NEW YORK — An insurer must defend criminal proceedings against the director of a community-based outpatient mental health provider from the filing of an indictment until final resolution of the claims or exhaustion of the policy limits, a federal judge held Aug. 2 (Herbert Sklar v. Federal Insurance Co., No. 02 CV 4099, S.D. N.Y.).

(Order and judgment available. Document #13-020903-013R.)

Herbert Sklar seeks defense of claims of making misstatements and/or misleading statements in connection with New Hope Guild Centers Inc.’s (NHG) billing of Medicaid for services rendered by NGH employees. Sklar was the center’s executive director and had an Association Directors & Officers liability policy issued by Federal Insurance Co. After a grand jury investigation, Sklar was indicted. Federal initially defended under a reservation of rights but subsequently denied coverage based on a professional services exclusion.

Sklar moved for summary judgment, arguing that the clause does not apply because Sklar is not accused of professional malpractice. Even if some of the underlying allegations arguably fall within the exclusion, Federal has a duty to defend until it can show that all of the allegations come within the clause, the insured contended.

(Plaintiff’s brief available. Document #13-020903-014B.)

According to Sklar, none of his conduct falls within the exclusion. Professional services require specialized skill and training and do not extend to generic business activities.

“The claims against him allege billing and other managerial irregularities, which are incidental to the business of NHG — providing mental health care — and are not considered by the courts to be ‘professional services.’ An examination of the allegations against Sklar reveals that the claims against him do not arise from, or relate to, the provision of ‘professional services,’” the policyholder argued.

Federal’s Cross-Motion

Federal opposed the motion and filed a cross-motion for summary judgment because there is no genuine dispute that coverage for the indictment is excluded.

(Federal’s brief in opposition and in support of cross-motion available. Document #13-020903-015B.)

According to the insurer, the policy expressly bars coverage for claims “based on, attributable to, arising out of, resulting from or in any manner related to the rendering or failure to render professional services.”
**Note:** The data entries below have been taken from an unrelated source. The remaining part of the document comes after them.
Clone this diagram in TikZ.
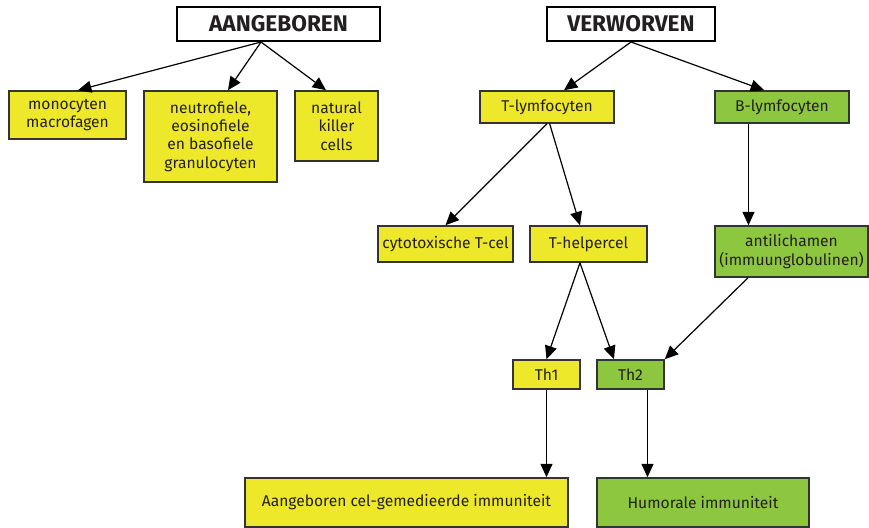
\documentclass[tikz,border=0pt]{standalone}
\usepackage{fontspec}
\setmainfont{Fira Sans}
\usepackage{tikz}
\usetikzlibrary{arrows.meta, positioning}
\definecolor{immyellow}{RGB}{238, 232, 42}
\definecolor{immgreen}{RGB}{141, 198, 63}
\definecolor{immline}{RGB}{51, 51, 51}
\definecolor{immtext}{RGB}{35, 31, 32}

\begin{document}
\begin{tikzpicture}[x=0.75pt, y=-0.75pt,
    headbox/.style={rectangle, draw=black, line width=1.5pt, fill=white, inner sep=0pt, font=\fontsize{17}{20}\selectfont\bfseries, text=immtext},
    box/.style={rectangle, draw=immline, line width=1.2pt, inner sep=0pt, align=center, font=\fontsize{11.7}{13.7}\selectfont, text=immtext},
    arr/.style={-{Triangle[length=10pt, width=9pt]}, line width=0.9pt}
]
\useasboundingbox (0,0) rectangle (869,528);

% Two headings
\node[headbox, minimum width=152.25pt, minimum height=25.5pt] (innate) at (278.5,24) {AANGEBOREN};
\node[headbox, minimum width=126pt, minimum height=25.5pt] (adaptive) at (631,24) {VERWORVEN};

% Innate cells
\node[box, fill=immyellow, minimum width=87.75pt, minimum height=36pt] (mono) at (67.5,115) {monocyten\\macrofagen};
\node[box, fill=immyellow, minimum width=99.75pt, minimum height=68.25pt] (granulo) at (210.5,136.5) {neutrofiele,\\eosinofiele\\en basofiele\\granulocyten};
\node[box, fill=immyellow, minimum width=62.25pt, minimum height=52.5pt] (nk) at (336.5,126) {natural\\killer\\cells};

% Lymphocytes
\node[box, fill=immyellow, minimum width=100.5pt, minimum height=24pt] (tlym) at (547,107) {T-lymfocyten};
\node[box, fill=immgreen, minimum width=100.5pt, minimum height=24pt] (blym) at (782,107) {B-lymfocyten};

% T-cells and antibodies
\node[box, fill=immyellow, minimum width=101.25pt, minimum height=27pt] (tcyto) at (445.5,244) {cytotoxische T-cel};
\node[box, fill=immyellow, minimum width=87.75pt, minimum height=27pt] (thelp) at (588.5,244) {T-helpercel};
\node[box, fill=immgreen, minimum width=114.75pt, minimum height=38.25pt] (abody) at (791.5,251.5) {antilichamen\\(immuunglobulinen)};

% Helper subtypes
\node[box, fill=immyellow, minimum width=50.25pt, minimum height=21.75pt] (thone) at (546.5,374.5) {Th1};
\node[box, fill=immgreen, minimum width=50.25pt, minimum height=21.75pt] (thtwo) at (630.5,374.5) {Th2};

% Immunity types
\node[box, fill=immyellow, minimum width=242.25pt, minimum height=36.75pt] (cellimm) at (406.5,502.5) {Aangeboren cel-gemedieerde immuniteit};
\node[box, fill=immgreen, minimum width=159pt, minimum height=36.75pt] (humimm) at (703,502.5) {Humorale immuniteit};

% Arrows from headings
\draw[arr] ([xshift=-13.1pt]innate.south) -- ([xshift=7.9pt]mono.north);
\draw[arr] ([xshift=-13.1pt]innate.south) -- ([xshift=13.1pt]granulo.north);
\draw[arr] ([xshift=-13.1pt]innate.south) -- ([xshift=-7.9pt]nk.north);
\draw[arr] (adaptive.south) -- ([xshift=12.75pt]tlym.north);
\draw[arr] (adaptive.south) -- ([xshift=-13.5pt]blym.north);

% Arrows from lymphocytes
\draw[arr] (tlym.south) -- (tcyto.north);
\draw[arr] ([xshift=2pt]tlym.south) -- ([xshift=-6.4pt]thelp.north);
\draw[arr] ([xshift=-25.125pt]blym.south) -- ([xshift=-25.125pt]blym.south |- abody.north);

% Arrows to helper subtypes
\draw[arr] ([xshift=-6.4pt]thelp.south) -- (thone.north);
\draw[arr] ([xshift=-6.4pt]thelp.south) -- ([xshift=-12.4pt]thtwo.north);
\draw[arr] ([xshift=-32.6pt]abody.south) -- (thtwo.north east);

% Arrows to immunity types
\draw[arr] (thone.south) -- (thone.south |- cellimm.north);
\draw[arr] ([xshift=12.75pt]thtwo.south) -- ([xshift=12.75pt]thtwo.south |- humimm.north);
\end{tikzpicture}
\end{document}
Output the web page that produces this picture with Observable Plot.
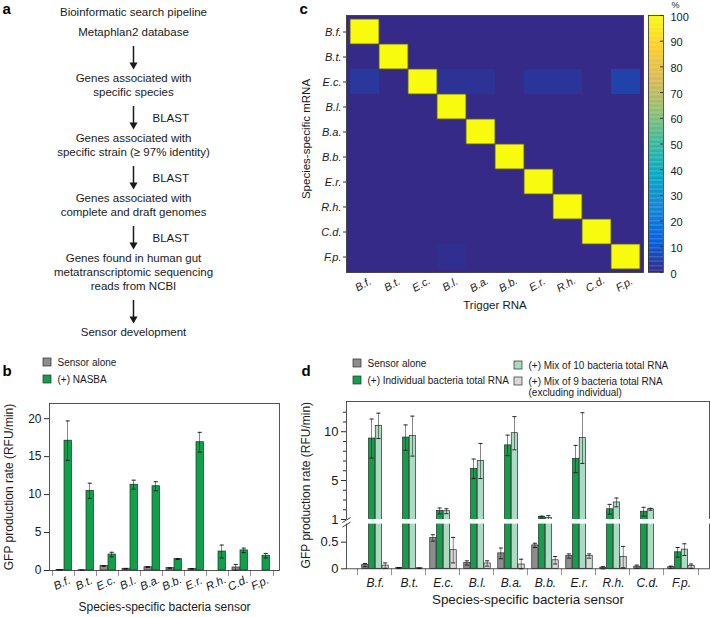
<!DOCTYPE html>
<html><head><meta charset="utf-8">
<script src="https://cdn.jsdelivr.net/npm/d3@7"></script>
<script src="https://cdn.jsdelivr.net/npm/@observablehq/plot@0.6"></script>
<style>
body{margin:0;background:#fff;}
#chart{position:relative;width:710px;height:617px;overflow:hidden;background:#fff;}
</style></head><body><div id="chart"></div>
<script>
const FONT = '"Liberation Sans", Arial, Helvetica, sans-serif';
const W = 710, H = 617;
const EDGE = "#2b2b2b", INK = "#1a1a1a";
const GRAY = "#8d8d8d", GREEN = "#10a04c", LIGHTGREEN = "#abdcc1", LIGHTGRAY = "#d9d9d9";

// ---------- shared categories ----------
const species = ["B.f.", "B.t.", "E.c.", "B.l.", "B.a.", "B.b.", "E.r.", "R.h.", "C.d.", "F.p."];

// ---------- panel a: flowchart ----------
const flowTitle = "Bioinformatic search pipeline";
const flowSteps = [
  "Metaphlan2 database",
  "Genes associated with\nspecific species",
  "Genes associated with\nspecific strain (\u2265 97% identity)",
  "Genes associated with\ncomplete and draft genomes",
  "Genes found in human gut\nmetatranscriptomic sequencing\nreads from NCBI",
  "Sensor development"
];
const flowArrowLabels = ["", "BLAST", "BLAST", "BLAST", ""];

// ---------- panel b ----------
const bLegend = ["Sensor alone", "(+) NASBA"];
const bSensorAlone    = [0.05, 0.04, 0.60, 0.23, 0.44, 0.32, 0.22, 0.00, 0.40, 0.00];
const bSensorAloneErr = [0.02, 0.02, 0.05, 0.04, 0.05, 0.04, 0.04, 0.00, 0.40, 0.00];
const bNasba    = [17.1, 10.5, 2.1, 11.3, 11.1, 1.5, 16.9, 2.5, 2.65, 1.95];
const bNasbaErr = [2.6, 1.0, 0.3, 0.6, 0.6, 0.05, 1.3, 0.85, 0.3, 0.3];
const bYTicks = [0, 5, 10, 15, 20];

// ---------- panel c ----------
const cMatrix = [ // rows: species-specific mRNA, columns: trigger RNA (%)
  [100, 0, 0, 0, 0, 0, 0, 0, 0, 0],
  [0, 100, 0, 0, 0, 0, 0, 0, 0, 0],
  [3, 0, 100, 2, 2, 0, 2.5, 2.5, 0, 5],
  [0, 0, 0, 100, 0, 0, 0, 0, 0, 0],
  [0, 0, 0, 0, 100, 0, 0, 0, 0, 0],
  [0, 0, 0, 0, 0, 100, 0, 0, 0, 0],
  [0, 0, 0, 0, 0, 0, 100, 0, 0, 0],
  [0, 0, 0, 0, 0, 0, 0, 100, 0, 0],
  [0, 0, 0, 0, 0, 0, 0, 0, 100, 0],
  [0, 0, 0, 1.2, 0, 0, 0, 0, 0, 100]
];
const cColorTicks = [0, 10, 20, 30, 40, 50, 60, 70, 80, 90, 100];
const parula = ["#352a87", "#0363e1", "#1485d4", "#06a7c6", "#38b99e", "#92bf73", "#d9ba56", "#fcce2e", "#f9fb0e"];

// ---------- panel d ----------
const dLegend = ["Sensor alone", "(+) Individual bacteria total RNA", "(+) Mix of 10 bacteria total RNA", "(+) Mix of 9 bacteria total RNA\n(excluding individual)"];
const dSensorAlone    = [0.07, 0.015, 0.58, 0.11, 0.29, 0.44, 0.24, 0.02, 0.04, 0.03];
const dSensorAloneErr = [0.03, 0.01, 0.06, 0.04, 0.10, 0.04, 0.04, 0.02, 0.03, 0.02];
const dIndividual    = [9.3, 9.4, 1.88, 6.2, 8.6, 1.25, 7.2, 2.05, 1.8, 0.31];
const dIndividualErr = [2.0, 1.3, 0.3, 1.0, 1.05, 0.1, 1.4, 0.5, 0.45, 0.09];
const dMix10    = [10.6, 9.55, 1.85, 7.0, 9.85, 1.15, 9.35, 2.75, 2.05, 0.36];
const dMix10Err = [1.3, 2.05, 0.25, 1.8, 1.7, 0.25, 2.6, 0.45, 0.1, 0.11];
const dMix9    = [0.06, 0.01, 0.35, 0.10, 0.08, 0.16, 0.24, 0.22, 0.00, 0.05];
const dMix9Err = [0.05, 0.005, 0.24, 0.05, 0.10, 0.07, 0.04, 0.20, 0.00, 0.04];
const dMajorTicks = [0, 0.5, 1, 5, 10];
const dMinorTicks = [2, 3, 4, 6, 7, 8, 9, 11, 12];

// ================= rendering =================
const root = document.getElementById("chart");
const base = () => ({width: W, height: H,
  style: {background: "transparent", fontFamily: FONT, position: "absolute", left: "0px", top: "0px", color: INK}});

function groupedBars(rows, series, bw, offsets, barW) {
  const marks = [];
  series.forEach((s, k) => {
    const off = offsets[k];
    marks.push(Plot.barY(rows, {x: "sp", y1: 0, y2: s.v, fill: s.fill, stroke: EDGE, strokeWidth: 0.7,
      insetLeft: off, insetRight: bw - off - barW}));
  });
  series.forEach((s, k) => {
    const c = offsets[k] + barW / 2;
    const er = rows.filter(d => d[s.e] > 0);
    const lo = d => Math.max(0, d[s.v] - d[s.e]);
    const hi = d => d[s.v] + d[s.e];
    marks.push(Plot.barY(er, {x: "sp", y1: lo, y2: hi, fill: "#111", insetLeft: c - 0.5, insetRight: bw - c - 0.5}));
    marks.push(Plot.tickY(er, {x: "sp", y: hi, stroke: "#111", strokeWidth: 0.9, insetLeft: c - 2.3, insetRight: bw - c - 2.3}));
    marks.push(Plot.tickY(er, {x: "sp", y: lo, stroke: "#111", strokeWidth: 0.9, insetLeft: c - 2.3, insetRight: bw - c - 2.3}));
  });
  return marks;
}
function boundaryTicks(bw, len) {
  return [
    Plot.barY(species, {x: d => d, y1: 0, y2: -len, fill: EDGE, insetLeft: -0.5, insetRight: bw - 0.5}),
    Plot.barY([species[species.length - 1]], {x: d => d, y1: 0, y2: -len, fill: EDGE, insetLeft: bw - 0.5, insetRight: -0.5})
  ];
}

// ---- panel b ----
const bRange = [50, 275];
const bBW = (bRange[1] - bRange[0]) / species.length;
const bRows = species.map((sp, i) => ({sp, v0: bSensorAlone[i], e0: bSensorAloneErr[i], v1: bNasba[i], e1: bNasbaErr[i]}));
const plotB = Plot.plot({...base(),
  marginLeft: 49, marginRight: W - 279, marginTop: 403, marginBottom: H - 570,
  x: {type: "band", domain: species, range: bRange, padding: 0, axis: null},
  y: {type: "linear", domain: [0, 22], range: [570, 403]},
  marks: [
    ...groupedBars(bRows, [{v: "v0", e: "e0", fill: GRAY}, {v: "v1", e: "e1", fill: GREEN}], bBW, [3, 11], 8),
    Plot.frame({stroke: EDGE, strokeWidth: 0.8}),
    ...boundaryTicks(bBW, 0.8),
    Plot.axisY(bYTicks, {tickSize: 5, tickPadding: 3, fontSize: 12, label: null, stroke: EDGE}),
    Plot.text(species, {x: d => d, text: d => d, frameAnchor: "bottom", dy: 16, dx: -1, rotate: -25, textAnchor: "middle", fontStyle: "italic", fontSize: 11.5}),
    Plot.text(["Species-specific bacteria sensor"], {text: d => d, frameAnchor: "bottom", dy: 40, textAnchor: "middle", fontSize: 12}),
    Plot.text(["GFP production rate (RFU/min)"], {text: d => d, frameAnchor: "left", dx: -40, rotate: -90, textAnchor: "middle", fontSize: 12})
  ]
});
root.appendChild(plotB);

// ---- panel c ----
const cells = [];
cMatrix.forEach((row, i) => row.forEach((v, j) => cells.push({mrna: species[i], trig: species[j], v})));
const colorScale = () => ({type: "linear", domain: parula.map((_, i) => 100 * i / (parula.length - 1)), range: parula, interpolate: "rgb"});
const plotC = Plot.plot({...base(),
  marginLeft: 346, marginRight: W - 643, marginTop: 15, marginBottom: H - 272,
  x: {type: "band", domain: species, range: [346, 643], padding: 0, axis: null},
  y: {type: "band", domain: species, range: [15, 272], padding: 0},
  color: colorScale(),
  marks: [
    Plot.frame({fill: parula[0]}),
    Plot.cell(cells, {x: "trig", y: "mrna", fill: "v"}),
    Plot.cell(cells.filter(d => d.v >= 100), {x: "trig", y: "mrna", fill: "v", stroke: "#5b5a2e", strokeWidth: 0.9}),
    Plot.frame({stroke: "#333", strokeWidth: 0.8}),
    Plot.axisY({tickSize: 3, tickPadding: 2, fontStyle: "italic", fontSize: 11, label: null, stroke: "#333"}),
    Plot.text(species, {x: d => d, text: d => d, frameAnchor: "bottom", dy: 15, rotate: -30, textAnchor: "middle", fontStyle: "italic", fontSize: 11}),
    Plot.text(["Trigger RNA"], {text: d => d, frameAnchor: "bottom", dy: 36, textAnchor: "middle", fontSize: 11.5}),
    Plot.text(["Species-specific mRNA"], {text: d => d, frameAnchor: "left", dx: -40, dy: -5, rotate: -90, textAnchor: "middle", fontSize: 11.5})
  ]
});
root.appendChild(plotC);

// ---- colour bar ----
const plotCB = Plot.plot({...base(),
  marginLeft: 648, marginRight: W - 663, marginTop: 15, marginBottom: H - 272,
  y: {type: "linear", domain: [0, 100], range: [272, 15], axis: null},
  color: colorScale(),
  marks: [
    Plot.rect(d3.range(0, 100, 0.5), {y1: d => d, y2: d => d + 0.6, fill: d => d + 0.25}),
    Plot.frame({stroke: "#333", strokeWidth: 0.8}),
    Plot.tickY(cColorTicks, {y: d => d, insetLeft: 12, stroke: "#333"}),
    Plot.text(cColorTicks, {y: d => d, text: d => String(d), frameAnchor: "right", dx: 7, dy: 1.5, textAnchor: "start", fontSize: 11}),
    Plot.text(["%"], {text: d => d, frameAnchor: "top-right", dx: 8, dy: -10.5, textAnchor: "start", lineAnchor: "middle", fontSize: 9})
  ]
});
root.appendChild(plotCB);

// ---- panel d ----
const dRange = [355, 700];
const dBW = (dRange[1] - dRange[0]) / species.length;
const dRows = species.map((sp, i) => ({sp,
  v0: dSensorAlone[i], e0: dSensorAloneErr[i], v1: dIndividual[i], e1: dIndividualErr[i],
  v2: dMix10[i], e2: dMix10Err[i], v3: dMix9[i], e3: dMix9Err[i]}));
const dBarW = 6.75;
const dOffsets = [3.75, 10.5, 17.25, 24];
const plotD = Plot.plot({...base(),
  marginLeft: 346, marginRight: 1, marginTop: 401, marginBottom: H - 568.3,
  x: {type: "band", domain: species, range: dRange, padding: 0, axis: null},
  y: {type: "linear", domain: [0, 0.84, 1, 13.1], range: [568.3, 523.6, 519, 401]},
  marks: [
    ...groupedBars(dRows, [
      {v: "v0", e: "e0", fill: GRAY}, {v: "v1", e: "e1", fill: GREEN},
      {v: "v2", e: "e2", fill: LIGHTGREEN}, {v: "v3", e: "e3", fill: LIGHTGRAY}], dBW, dOffsets, dBarW),
    Plot.frame({stroke: EDGE, strokeWidth: 0.8}),
    Plot.rect([0], {y1: 0.84, y2: 1, fill: "white", insetLeft: -4, insetRight: -4}),
    ...boundaryTicks(dBW, 0.13),
    Plot.axisY(dMajorTicks, {tickSize: 5, tickPadding: 3, fontSize: 13, label: null, stroke: EDGE, tickFormat: d => String(d)}),
    Plot.axisY(dMinorTicks, {tickSize: 3, fontSize: 13, label: null, stroke: EDGE, tickFormat: () => ""}),
    Plot.text(species, {x: d => d, text: d => d, frameAnchor: "bottom", dy: 18, textAnchor: "middle", fontStyle: "italic", fontSize: 12}),
    Plot.text(["Species-specific bacteria sensor"], {text: d => d, frameAnchor: "bottom", dy: 35, textAnchor: "middle", fontSize: 13.4}),
    Plot.text(["GFP production rate (RFU/min)"], {text: d => d, frameAnchor: "left", dx: -40, rotate: -90, textAnchor: "middle", fontSize: 12})
  ]
});
root.appendChild(plotD);

// ---- overlay: flowchart, legends, panel letters ----
const cx = 133, lineH = 14, stepGap = 46;
const flowLines = [{y: 12, t: flowTitle}];
const flowArrows = [];
let yy = 32;
flowSteps.forEach((step, i) => {
  const lines = step.split("\n");
  lines.forEach((t, k) => flowLines.push({y: yy + k * lineH, t}));
  const last = yy + (lines.length - 1) * lineH;
  if (i < flowSteps.length - 1) {
    const next = last + stepGap;
    flowArrows.push({y1: last + 14, y2: next - 9, label: flowArrowLabels[i]});
    yy = next;
  }
});
const letters = [{t: "a", x: 2, y: 9}, {t: "b", x: 2, y: 371}, {t: "c", x: 299, y: 9}, {t: "d", x: 301, y: 371}];
const legendItems = [
  {x: 43, y: 358, fill: GRAY, t: bLegend[0]},
  {x: 43, y: 375, fill: GREEN, t: bLegend[1]},
  {x: 353, y: 359, fill: GRAY, t: dLegend[0]},
  {x: 353, y: 376, fill: GREEN, t: dLegend[1]},
  {x: 514, y: 361, fill: LIGHTGREEN, t: dLegend[2]},
  {x: 514, y: 377, fill: LIGHTGRAY, t: dLegend[3]}
];
const legendText = legendItems.flatMap(d => d.t.split("\n").map((t, k) => ({x: d.x + 14, y: d.y + 4 + k * 11, t})));
const yDs = plotD.scale("y");
const breakTop = yDs.apply(1), breakBot = yDs.apply(0.84);
const breaks = [{y: breakTop + 0.5}, {y: breakBot + 0.5}];

const plotA = Plot.plot({...base(),
  margin: 0,
  x: {type: "identity", axis: null},
  y: {type: "identity", axis: null},
  marks: [
    Plot.text(flowLines, {x: () => cx, y: "y", text: "t", fontSize: 11.5, fill: INK}),
    Plot.ruleX(flowArrows, {x: () => cx, y1: "y1", y2: d => d.y2 - 6, strokeWidth: 1.5, stroke: INK}),
    Plot.dot(flowArrows, {x: () => cx, y: d => d.y2 - 4.6, symbol: "triangle", r: 3, rotate: 180, fill: INK, stroke: "none"}),
    Plot.text(flowArrows.filter(d => d.label), {x: () => 152, y: d => (d.y1 + d.y2) / 2, text: "label", textAnchor: "start", fontSize: 11.5, fill: INK}),
    Plot.text(letters, {x: "x", y: "y", text: "t", textAnchor: "start", fontWeight: "bold", fontSize: 15, fill: "#000"}),
    Plot.rect(legendItems, {x1: "x", x2: d => d.x + 8, y1: "y", y2: d => d.y + 8, fill: "fill", stroke: EDGE, strokeWidth: 0.7}),
    Plot.text(legendText, {x: "x", y: "y", text: "t", textAnchor: "start", fontSize: 10, fill: INK}),
    Plot.link(breaks, {x1: () => 342, y1: d => d.y + 2.5, x2: () => 350, y2: d => d.y - 2.5, stroke: EDGE, strokeWidth: 0.9})
  ]
});
root.appendChild(plotA);
</script>
</body></html>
Federal argued that “every count of the Indictment is based on the allegation that Herbert Sklar falsely represented that ‘outpatient mental health care services’ had been provided to patients ‘in accordance with’ New York state laws and applicable regulations, when in fact ‘services were not rendered in accordance with regulations.’ If those are not claims ‘arising out of . . . or in any manner related to the rendering [of] professional services,’ nothing is. Thus, every count of the Indictment falls within the ‘Professional Services’ exclusions and outside the coverage provided by the insurance policy.”

U.S. Judge Gerard E. Lynch of the Southern District of New York on July 31 ruled from the bench and granted Sklar’s motion. In an Aug. 2 judgment, the judge found that Federal has a duty to defend and pay all defense costs “that Sklar incurs in defending the criminal proceedings against him commenced by the filing of the Indictment, until final resolution of the claims made against Sklar, or exhaustion of the remaining, relevant limits of the policy, whichever comes first.”

Sklar is represented by Adam S. Ziffer and Mark H. Kolman of Dickstein Shapiro Morin & Oshinsky in New York. Federal is represented by Christopher B. Wren of Hogan & Hartson in New York and Jonathan A. Constine and Deborah L. Boardman of Hogan & Hartson in Washington, D.C.